INFORMATION SHOWN:
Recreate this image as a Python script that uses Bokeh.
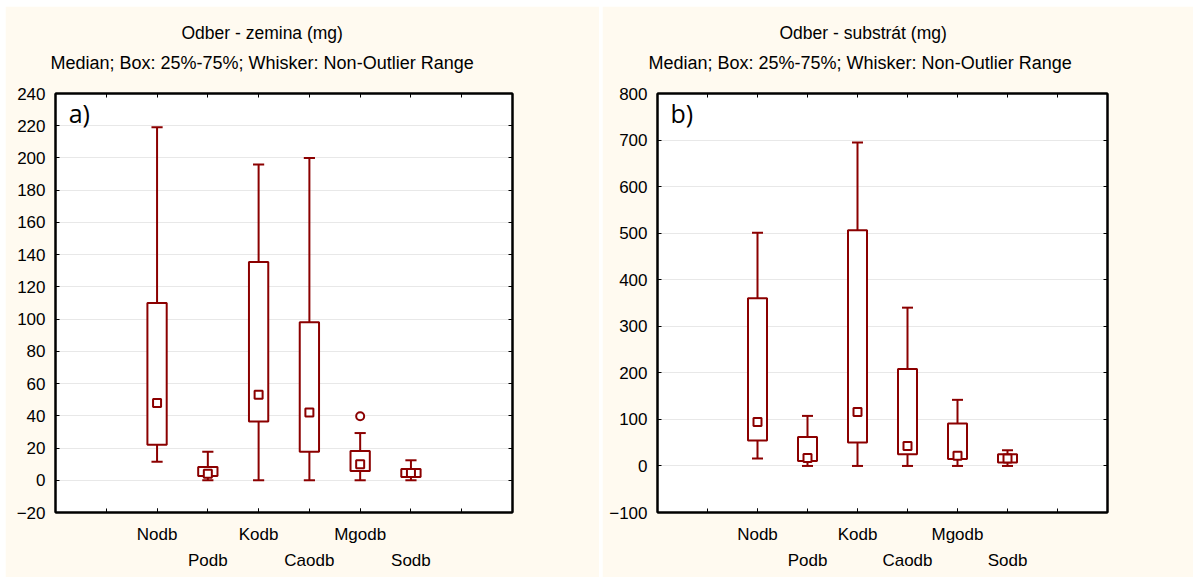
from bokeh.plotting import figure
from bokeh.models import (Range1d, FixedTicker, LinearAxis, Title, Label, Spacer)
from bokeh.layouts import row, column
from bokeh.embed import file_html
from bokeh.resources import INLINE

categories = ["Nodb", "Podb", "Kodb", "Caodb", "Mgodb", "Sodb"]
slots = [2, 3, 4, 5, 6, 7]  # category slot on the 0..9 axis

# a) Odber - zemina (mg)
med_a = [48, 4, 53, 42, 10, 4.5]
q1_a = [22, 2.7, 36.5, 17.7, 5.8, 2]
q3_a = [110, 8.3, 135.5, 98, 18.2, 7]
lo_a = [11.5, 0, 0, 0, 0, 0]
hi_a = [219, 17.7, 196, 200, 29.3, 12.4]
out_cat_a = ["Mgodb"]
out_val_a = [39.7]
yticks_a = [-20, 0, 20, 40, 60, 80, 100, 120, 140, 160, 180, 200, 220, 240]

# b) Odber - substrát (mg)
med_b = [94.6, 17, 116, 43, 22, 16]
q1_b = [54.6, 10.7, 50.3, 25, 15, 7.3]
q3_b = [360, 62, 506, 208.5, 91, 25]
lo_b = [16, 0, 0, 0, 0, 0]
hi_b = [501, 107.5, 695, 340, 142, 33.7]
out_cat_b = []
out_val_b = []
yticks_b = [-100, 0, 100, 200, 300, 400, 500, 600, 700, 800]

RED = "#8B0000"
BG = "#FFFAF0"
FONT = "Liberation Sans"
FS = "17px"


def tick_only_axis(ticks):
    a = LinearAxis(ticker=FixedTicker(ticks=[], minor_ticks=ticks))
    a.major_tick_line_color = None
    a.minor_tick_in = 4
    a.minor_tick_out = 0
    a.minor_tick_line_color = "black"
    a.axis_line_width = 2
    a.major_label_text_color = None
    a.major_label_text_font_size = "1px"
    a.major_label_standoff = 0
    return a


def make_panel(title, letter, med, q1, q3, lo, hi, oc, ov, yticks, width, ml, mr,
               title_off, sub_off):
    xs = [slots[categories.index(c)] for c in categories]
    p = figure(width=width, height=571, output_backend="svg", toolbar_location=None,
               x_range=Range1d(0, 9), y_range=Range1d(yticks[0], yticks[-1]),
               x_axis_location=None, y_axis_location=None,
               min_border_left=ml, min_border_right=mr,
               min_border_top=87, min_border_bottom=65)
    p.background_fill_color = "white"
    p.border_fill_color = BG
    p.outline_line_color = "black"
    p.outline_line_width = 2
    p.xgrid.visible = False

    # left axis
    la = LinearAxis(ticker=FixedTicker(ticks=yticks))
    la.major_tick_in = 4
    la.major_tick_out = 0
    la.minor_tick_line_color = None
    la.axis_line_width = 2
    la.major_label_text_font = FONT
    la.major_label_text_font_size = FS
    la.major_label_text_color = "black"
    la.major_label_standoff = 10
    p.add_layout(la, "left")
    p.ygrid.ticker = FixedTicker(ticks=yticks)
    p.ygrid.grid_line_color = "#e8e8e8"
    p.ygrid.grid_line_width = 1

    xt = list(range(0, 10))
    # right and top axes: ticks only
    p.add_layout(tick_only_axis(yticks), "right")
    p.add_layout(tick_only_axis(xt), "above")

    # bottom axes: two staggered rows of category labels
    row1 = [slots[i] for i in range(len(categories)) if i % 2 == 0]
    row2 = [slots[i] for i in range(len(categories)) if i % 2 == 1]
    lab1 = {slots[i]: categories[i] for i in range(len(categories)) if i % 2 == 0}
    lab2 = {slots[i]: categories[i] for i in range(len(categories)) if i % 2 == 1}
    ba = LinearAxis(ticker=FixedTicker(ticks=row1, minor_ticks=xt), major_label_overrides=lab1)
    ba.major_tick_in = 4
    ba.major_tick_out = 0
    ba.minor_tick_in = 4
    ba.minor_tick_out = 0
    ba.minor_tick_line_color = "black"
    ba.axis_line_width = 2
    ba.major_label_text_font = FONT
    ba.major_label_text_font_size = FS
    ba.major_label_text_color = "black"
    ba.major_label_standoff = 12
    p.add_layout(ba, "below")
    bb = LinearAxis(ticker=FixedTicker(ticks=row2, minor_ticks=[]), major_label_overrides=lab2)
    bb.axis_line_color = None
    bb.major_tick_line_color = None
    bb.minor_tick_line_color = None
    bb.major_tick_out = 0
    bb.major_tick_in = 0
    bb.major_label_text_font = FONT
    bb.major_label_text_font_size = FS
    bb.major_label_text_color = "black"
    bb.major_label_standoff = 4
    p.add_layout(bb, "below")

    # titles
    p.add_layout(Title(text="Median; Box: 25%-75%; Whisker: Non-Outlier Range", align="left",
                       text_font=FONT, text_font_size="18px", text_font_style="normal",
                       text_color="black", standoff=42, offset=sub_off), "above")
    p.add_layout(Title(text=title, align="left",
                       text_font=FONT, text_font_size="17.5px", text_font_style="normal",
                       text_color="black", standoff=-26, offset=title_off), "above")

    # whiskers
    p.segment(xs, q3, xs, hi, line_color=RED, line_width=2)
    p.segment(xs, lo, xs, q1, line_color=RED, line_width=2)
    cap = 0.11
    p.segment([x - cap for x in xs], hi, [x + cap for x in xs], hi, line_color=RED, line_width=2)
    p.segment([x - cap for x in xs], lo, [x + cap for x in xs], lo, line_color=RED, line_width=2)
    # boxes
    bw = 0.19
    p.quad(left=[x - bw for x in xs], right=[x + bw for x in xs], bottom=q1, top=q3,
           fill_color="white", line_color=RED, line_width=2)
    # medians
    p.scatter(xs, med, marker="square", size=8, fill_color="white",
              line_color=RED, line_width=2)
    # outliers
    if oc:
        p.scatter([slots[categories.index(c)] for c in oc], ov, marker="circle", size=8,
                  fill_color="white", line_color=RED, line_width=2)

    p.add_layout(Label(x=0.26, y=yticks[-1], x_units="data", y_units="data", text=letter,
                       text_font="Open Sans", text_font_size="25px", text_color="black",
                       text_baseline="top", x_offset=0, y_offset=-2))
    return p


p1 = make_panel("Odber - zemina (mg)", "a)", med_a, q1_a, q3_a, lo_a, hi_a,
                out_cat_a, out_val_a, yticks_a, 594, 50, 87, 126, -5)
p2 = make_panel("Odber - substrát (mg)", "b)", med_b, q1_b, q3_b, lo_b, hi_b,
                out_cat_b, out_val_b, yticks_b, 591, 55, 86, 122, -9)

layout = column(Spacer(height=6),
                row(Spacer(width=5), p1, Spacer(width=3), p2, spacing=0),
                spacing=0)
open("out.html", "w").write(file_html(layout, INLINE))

EXERCISE: Omit the pictures, then output the rest of the listing exactly.

ANSWER:
Recreate this image as a Python script that uses Bokeh.
from bokeh.plotting import figure
from bokeh.models import (Range1d, FixedTicker, LinearAxis, Title, Label, Spacer)
from bokeh.layouts import row, column
from bokeh.embed import file_html
from bokeh.resources import INLINE

categories = ["Nodb", "Podb", "Kodb", "Caodb", "Mgodb", "Sodb"]
slots = [2, 3, 4, 5, 6, 7]  # category slot on the 0..9 axis

# a) Odber - zemina (mg)
med_a = [48, 4, 53, 42, 10, 4.5]
q1_a = [22, 2.7, 36.5, 17.7, 5.8, 2]
q3_a = [110, 8.3, 135.5, 98, 18.2, 7]
lo_a = [11.5, 0, 0, 0, 0, 0]
hi_a = [219, 17.7, 196, 200, 29.3, 12.4]
out_cat_a = ["Mgodb"]
out_val_a = [39.7]
yticks_a = [-20, 0, 20, 40, 60, 80, 100, 120, 140, 160, 180, 200, 220, 240]

# b) Odber - substrát (mg)
med_b = [94.6, 17, 116, 43, 22, 16]
q1_b = [54.6, 10.7, 50.3, 25, 15, 7.3]
q3_b = [360, 62, 506, 208.5, 91, 25]
lo_b = [16, 0, 0, 0, 0, 0]
hi_b = [501, 107.5, 695, 340, 142, 33.7]
out_cat_b = []
out_val_b = []
yticks_b = [-100, 0, 100, 200, 300, 400, 500, 600, 700, 800]

RED = "#8B0000"
BG = "#FFFAF0"
FONT = "Liberation Sans"
FS = "17px"


def tick_only_axis(ticks):
    a = LinearAxis(ticker=FixedTicker(ticks=[], minor_ticks=ticks))
    a.major_tick_line_color = None
    a.minor_tick_in = 4
    a.minor_tick_out = 0
    a.minor_tick_line_color = "black"
    a.axis_line_width = 2
    a.major_label_text_color = None
    a.major_label_text_font_size = "1px"
    a.major_label_standoff = 0
    return a


def make_panel(title, letter, med, q1, q3, lo, hi, oc, ov, yticks, width, ml, mr,
               title_off, sub_off):
    xs = [slots[categories.index(c)] for c in categories]
    p = figure(width=width, height=571, output_backend="svg", toolbar_location=None,
               x_range=Range1d(0, 9), y_range=Range1d(yticks[0], yticks[-1]),
               x_axis_location=None, y_axis_location=None,
               min_border_left=ml, min_border_right=mr,
               min_border_top=87, min_border_bottom=65)
    p.background_fill_color = "white"
    p.border_fill_color = BG
    p.outline_line_color = "black"
    p.outline_line_width = 2
    p.xgrid.visible = False

    # left axis
    la = LinearAxis(ticker=FixedTicker(ticks=yticks))
    la.major_tick_in = 4
    la.major_tick_out = 0
    la.minor_tick_line_color = None
    la.axis_line_width = 2
    la.major_label_text_font = FONT
    la.major_label_text_font_size = FS
    la.major_label_text_color = "black"
    la.major_label_standoff = 10
    p.add_layout(la, "left")
    p.ygrid.ticker = FixedTicker(ticks=yticks)
    p.ygrid.grid_line_color = "#e8e8e8"
    p.ygrid.grid_line_width = 1

    xt = list(range(0, 10))
    # right and top axes: ticks only
    p.add_layout(tick_only_axis(yticks), "right")
    p.add_layout(tick_only_axis(xt), "above")

    # bottom axes: two staggered rows of category labels
    row1 = [slots[i] for i in range(len(categories)) if i % 2 == 0]
    row2 = [slots[i] for i in range(len(categories)) if i % 2 == 1]
    lab1 = {slots[i]: categories[i] for i in range(len(categories)) if i % 2 == 0}
    lab2 = {slots[i]: categories[i] for i in range(len(categories)) if i % 2 == 1}
    ba = LinearAxis(ticker=FixedTicker(ticks=row1, minor_ticks=xt), major_label_overrides=lab1)
    ba.major_tick_in = 4
    ba.major_tick_out = 0
    ba.minor_tick_in = 4
    ba.minor_tick_out = 0
    ba.minor_tick_line_color = "black"
    ba.axis_line_width = 2
    ba.major_label_text_font = FONT
    ba.major_label_text_font_size = FS
    ba.major_label_text_color = "black"
    ba.major_label_standoff = 12
    p.add_layout(ba, "below")
    bb = LinearAxis(ticker=FixedTicker(ticks=row2, minor_ticks=[]), major_label_overrides=lab2)
    bb.axis_line_color = None
    bb.major_tick_line_color = None
    bb.minor_tick_line_color = None
    bb.major_tick_out = 0
    bb.major_tick_in = 0
    bb.major_label_text_font = FONT
    bb.major_label_text_font_size = FS
    bb.major_label_text_color = "black"
    bb.major_label_standoff = 4
    p.add_layout(bb, "below")

    # titles
    p.add_layout(Title(text="Median; Box: 25%-75%; Whisker: Non-Outlier Range", align="left",
                       text_font=FONT, text_font_size="18px", text_font_style="normal",
                       text_color="black", standoff=42, offset=sub_off), "above")
    p.add_layout(Title(text=title, align="left",
                       text_font=FONT, text_font_size="17.5px", text_font_style="normal",
                       text_color="black", standoff=-26, offset=title_off), "above")

    # whiskers
    p.segment(xs, q3, xs, hi, line_color=RED, line_width=2)
    p.segment(xs, lo, xs, q1, line_color=RED, line_width=2)
    cap = 0.11
    p.segment([x - cap for x in xs], hi, [x + cap for x in xs], hi, line_color=RED, line_width=2)
    p.segment([x - cap for x in xs], lo, [x + cap for x in xs], lo, line_color=RED, line_width=2)
    # boxes
    bw = 0.19
    p.quad(left=[x - bw for x in xs], right=[x + bw for x in xs], bottom=q1, top=q3,
           fill_color="white", line_color=RED, line_width=2)
    # medians
    p.scatter(xs, med, marker="square", size=8, fill_color="white",
              line_color=RED, line_width=2)
    # outliers
    if oc:
        p.scatter([slots[categories.index(c)] for c in oc], ov, marker="circle", size=8,
                  fill_color="white", line_color=RED, line_width=2)

    p.add_layout(Label(x=0.26, y=yticks[-1], x_units="data", y_units="data", text=letter,
                       text_font="Open Sans", text_font_size="25px", text_color="black",
                       text_baseline="top", x_offset=0, y_offset=-2))
    return p


p1 = make_panel("Odber - zemina (mg)", "a)", med_a, q1_a, q3_a, lo_a, hi_a,
                out_cat_a, out_val_a, yticks_a, 594, 50, 87, 126, -5)
p2 = make_panel("Odber - substrát (mg)", "b)", med_b, q1_b, q3_b, lo_b, hi_b,
                out_cat_b, out_val_b, yticks_b, 591, 55, 86, 122, -9)

layout = column(Spacer(height=6),
                row(Spacer(width=5), p1, Spacer(width=3), p2, spacing=0),
                spacing=0)
open("out.html", "w").write(file_html(layout, INLINE))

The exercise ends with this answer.